The price to pollute
How much does a pro-pollution amendment cost? From the looks of recent reports about the relationship between Sen. Lisa Murkowski (R-Alaska) and a big energy lobbyist, at least about $35,000. That’s how much Duke Energy, Southern Co. and their executives gave to Sen. Murkowski’s campaign and leadership PAC so far in the cycle, according to the Center for Responsive Politics.
It’s no surprise then that Jeffery Holmstead, a registered lobbyist for clients Duke Energy and Southern Co., had extraordinary access to Murkowski – access to help craft an amendment to allow his clients to continue polluting. The amendment proposed by Sen. Murkowski would gut key provisions of the Clean Air Act. The Washington Post reports that Holmstead (also a former top official at the Environmental Protection Agency under George W. Bush) and another lobbyist, Roger Matella, were very hands-on in drafting the amendment:
In an interview, Holmstead said of the Murkowski amendment, ‘I certainly worked with her staff’ on the exact phrasing of the measure in September.
The Obama Administration has moved forward to regulate pollutants that cause climate change using the Clean Air Act. This critical step to rebuild our economy with clean energy, and to protect our health and our climate from global warming and pollution is under attack by the big polluters. And they have friends in high places.
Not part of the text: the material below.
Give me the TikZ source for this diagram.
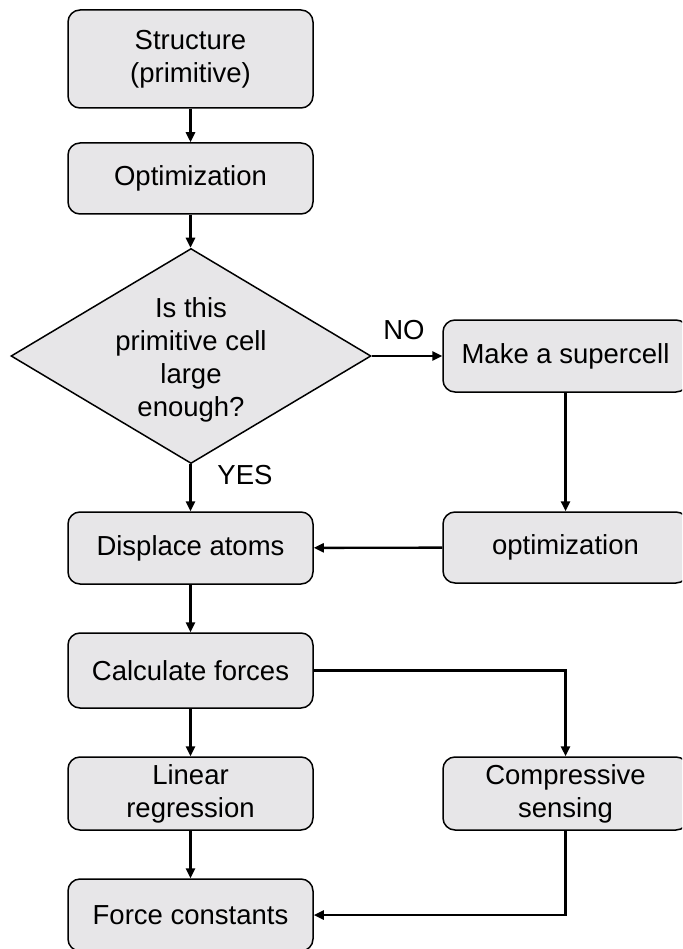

As early as Wednesday, Jan. 20, the Senate could vote on the “Murkowski amendment” to prohibit the U.S. EPA from using the Clean Air Act to regulate carbon dioxide emissions. She may attach the amendment as a “rider” on a bill that has nothing to do with climate. Tyson Slocum, head of Public Citizen’s Energy Program said, “This amendment is all about letting fossil fuel polluters keep their outrageous profits and continue business as usual.”
Of course, the big polluters also have deep pockets. It’s obvious that Murkowski has wrapped herself up with big energy lobbyists and their money. She has received by far the most money from electric utilities and big oil – at least $389,313. In fact, she’s the top recipient of contributions from the energy industry.
This kind of pay-to-play politics is not new to Washington or Murkowski, but it is the reason the public holds little faith that members of Congress are representing their interests. The story is the same whether the issue is climate change, the financial crisis or health care reform – big industry fuels elections and the policy falls far short of what the American people want and need.
To remove the appearance of corruption, Murkowski should give back the $35,000 and any other contributions she has received from clients of Holmstead and Matella. But if she really wants to show Alaskans that she values representative democracy over pay-to-play politics, then she should become a part of the solution to the underlying problem. She should support an alternative to the current corrosive electoral system and become a co-sponsor of the Fair Elections Now Act. This bill would allow candidates for Congress to run without taking a dime over $100 from individual supporters.
But then again, a fair system with real accountability might make it tougher for polluters to prevail. It might not appeal to Murkowski and her big oil buddies, but it sure sounds like a good idea to us.